> **PROVIDED MATERIAL**:
<<<<

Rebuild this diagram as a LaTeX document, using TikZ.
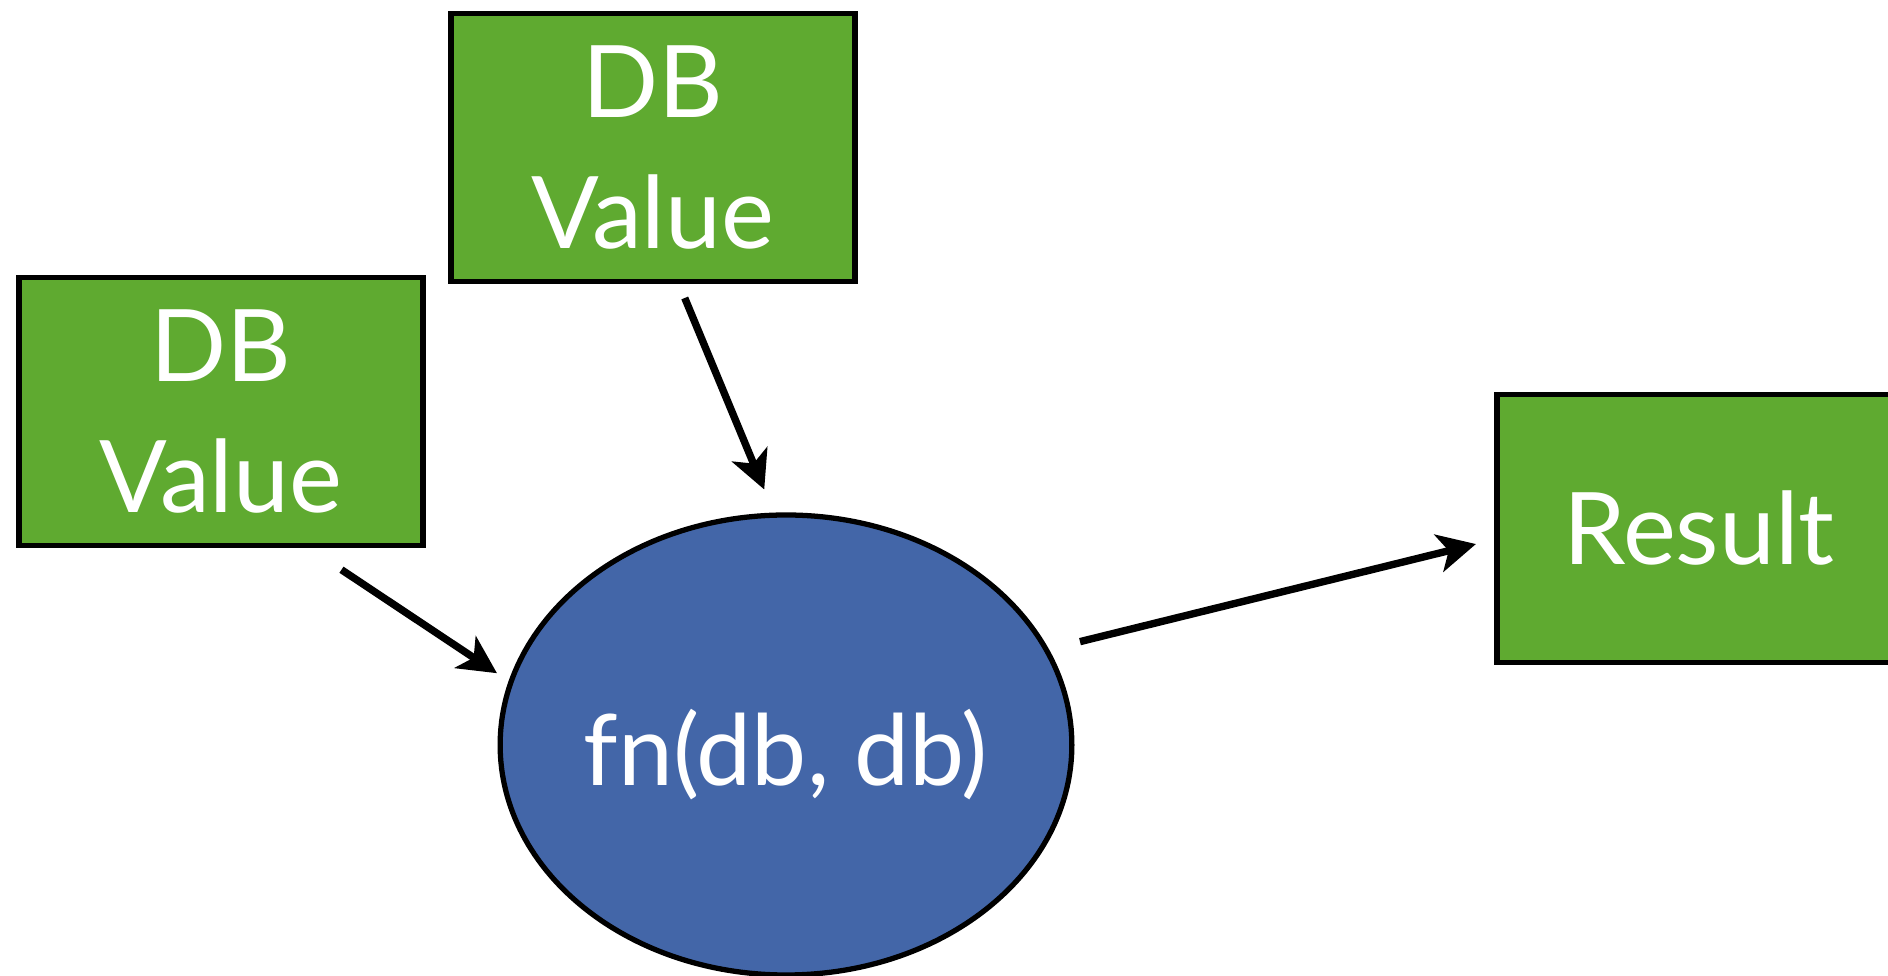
\documentclass[tikz,border=0pt]{standalone}
\usepackage{fontspec}
\setmainfont{Lato}
\usetikzlibrary{positioning,shapes,arrows.meta,calc}

\definecolor{dbgreen}{RGB}{95,170,48}
\definecolor{fnblue}{RGB}{67,102,168}

\begin{document}
\begin{tikzpicture}[
  dbnode/.style={rectangle,draw,line width=1.5pt,fill=dbgreen,text=white,inner sep=0pt,minimum width=4.04cm,minimum height=2.68cm,align=center,font=\fontsize{28.5}{37.5}\selectfont},
  fnnode/.style={ellipse,draw,line width=1.5pt,fill=fnblue,text=white,inner sep=0pt,minimum width=5.7cm,minimum height=4.6cm,font=\fontsize{28}{36}\selectfont},
  arr/.style={-{Stealth[length=0.38cm,width=0.38cm,inset=0.1cm]},line width=2.1pt},
]
\useasboundingbox (0,0) rectangle (18.88,9.76);

% === input values ===
\node[dbnode] (dbtop) at (6.53,8.285) {DB\\Value};
\node[dbnode] (dbleft) at (2.21,5.645) {DB\\Value};

% === function ===
\node[fnnode] (fn) at (7.86,2.31) {\raisebox{-0.1cm}[\height][\depth]{fn(db, db)}};

% === output ===
\node[dbnode] (res) at (16.99,4.475) {Result};

% Arrows
\draw[arr,shorten <=0.39cm,shorten >=0.14cm] ([xshift=0.88cm]dbleft.south) -- (fn.167);
\draw[arr,shorten <=0.15cm,shorten >=0.25cm] ([xshift=0.26cm]dbtop.south) -- (fn.93);
\draw[arr,shorten <=0.32cm,shorten >=0.19cm] (fn.20) -- ([yshift=-0.11cm]res.west);

\end{tikzpicture}
\end{document}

>>>>

> **DIRECTIONS FOR THIS TASK**: Copy out each line exactly, without the pictures.

> **COMPLETE RESPONSE**:
Rebuild this diagram as a LaTeX document, using TikZ.
\documentclass[tikz,border=0pt]{standalone}
\usepackage{fontspec}
\setmainfont{Lato}
\usetikzlibrary{positioning,shapes,arrows.meta,calc}

\definecolor{dbgreen}{RGB}{95,170,48}
\definecolor{fnblue}{RGB}{67,102,168}

\begin{document}
\begin{tikzpicture}[
  dbnode/.style={rectangle,draw,line width=1.5pt,fill=dbgreen,text=white,inner sep=0pt,minimum width=4.04cm,minimum height=2.68cm,align=center,font=\fontsize{28.5}{37.5}\selectfont},
  fnnode/.style={ellipse,draw,line width=1.5pt,fill=fnblue,text=white,inner sep=0pt,minimum width=5.7cm,minimum height=4.6cm,font=\fontsize{28}{36}\selectfont},
  arr/.style={-{Stealth[length=0.38cm,width=0.38cm,inset=0.1cm]},line width=2.1pt},
]
\useasboundingbox (0,0) rectangle (18.88,9.76);

% === input values ===
\node[dbnode] (dbtop) at (6.53,8.285) {DB\\Value};
\node[dbnode] (dbleft) at (2.21,5.645) {DB\\Value};

% === function ===
\node[fnnode] (fn) at (7.86,2.31) {\raisebox{-0.1cm}[\height][\depth]{fn(db, db)}};

% === output ===
\node[dbnode] (res) at (16.99,4.475) {Result};

% Arrows
\draw[arr,shorten <=0.39cm,shorten >=0.14cm] ([xshift=0.88cm]dbleft.south) -- (fn.167);
\draw[arr,shorten <=0.15cm,shorten >=0.25cm] ([xshift=0.26cm]dbtop.south) -- (fn.93);
\draw[arr,shorten <=0.32cm,shorten >=0.19cm] (fn.20) -- ([yshift=-0.11cm]res.west);

\end{tikzpicture}
\end{document}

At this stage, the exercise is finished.